I like this cut with a matte paste or dry texture spray. Not too much. A little grip goes a long way. If the hair starts to look crunchy, you’ve gone too far.

The feel of it

  • Loose, broken texture.
  • Slightly rebellious.
  • Best when it looks a little imperfect.
  • Strong choice for natural waves or bends.

18. Bottleneck Bang Shag

Bottleneck bangs are one of the smartest fringe shapes for a shag. They start narrow near the center, then widen as they move outward, which creates a soft frame around the eyes and cheekbones.

The bang shape gives the haircut structure without the hard edge of a blunt fringe. That’s the whole appeal. It feels current without needing a lot of maintenance, and it grows out more gracefully than a straight line across the forehead. The rest of the shag can stay layered and loose.

This cut works especially well when you want the front to do the talking. If your hair tends to sit flat around the temples, those bangs can create instant shape. The key is keeping the sides long enough to flow into the rest of the cut. Otherwise the look gets choppy in a bad way.

Why stylists like it

  • Softer than straight bangs.
  • Easier to grow out.
  • Works with straight, wavy, and some curly textures.
  • Adds shape without covering the whole forehead.

19. Feathered Long Shag

Feathered layers are not the same thing as wispy layers. Feathering is about creating movement that fans away from the head, so the hair feels lighter without losing much length.
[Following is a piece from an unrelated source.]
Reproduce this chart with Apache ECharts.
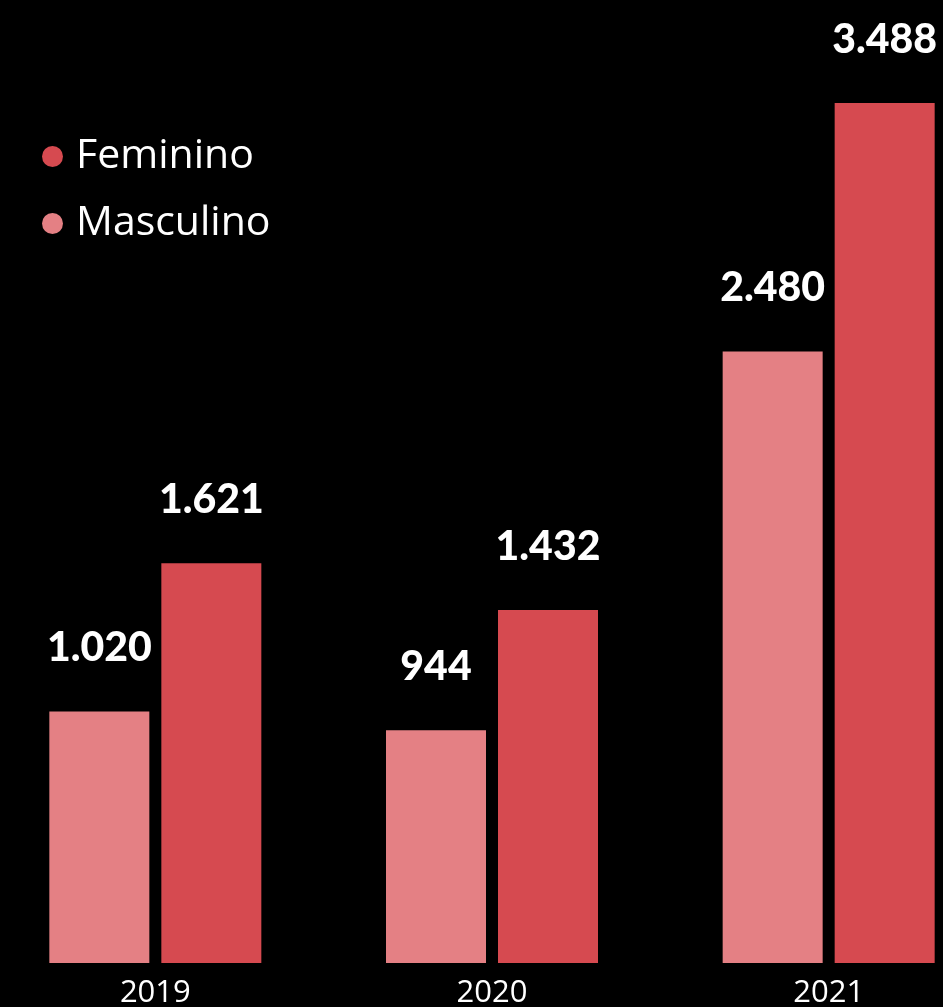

A long feathered shag is a good choice if you want a softer version of the classic long shag. The layers are still there, but they have a smoother fall and less choppy edge. That can make thick hair feel lighter and fine hair look less harsh around the ends.

This style has a bit of old-school glamour in it, which I like. Not in a costume way. More like hair that moves when you turn your head and keeps its shape without looking overworked. A big round brush helps, but the cut does part of the job on its own.

Styling tip

  • Blow-dry the front pieces away from the face.
  • Use a large barrel brush for a softer bend.
  • Keep the ends airy, not razor-thin.
  • A light shine spray works better here than matte product.

20. Low-Maintenance Grown-Out Shag

What happens when a shag grows out gracefully? You get the low-maintenance version people end up loving even more than the sharp original.

The grown-out shag keeps the layered structure, but the pieces are long enough that you do not need constant trims to make it look intentional. That matters if you do not want your haircut dictating your calendar. The front still frames the face, the crown still has lift, and the ends still move. They just do it in a quieter way.

This is the shag I would recommend to someone who wants a style that survives real life: skipping wash day, rough drying, throwing hair up, taking it down, and still looking like a haircut was planned. It is not the most dramatic version on the list. It may be the easiest to keep liking six weeks later.

If you want one shag to live in: make it this one, with soft layering, a face frame that reaches your cheekbones, and enough length to grow without turning awkward.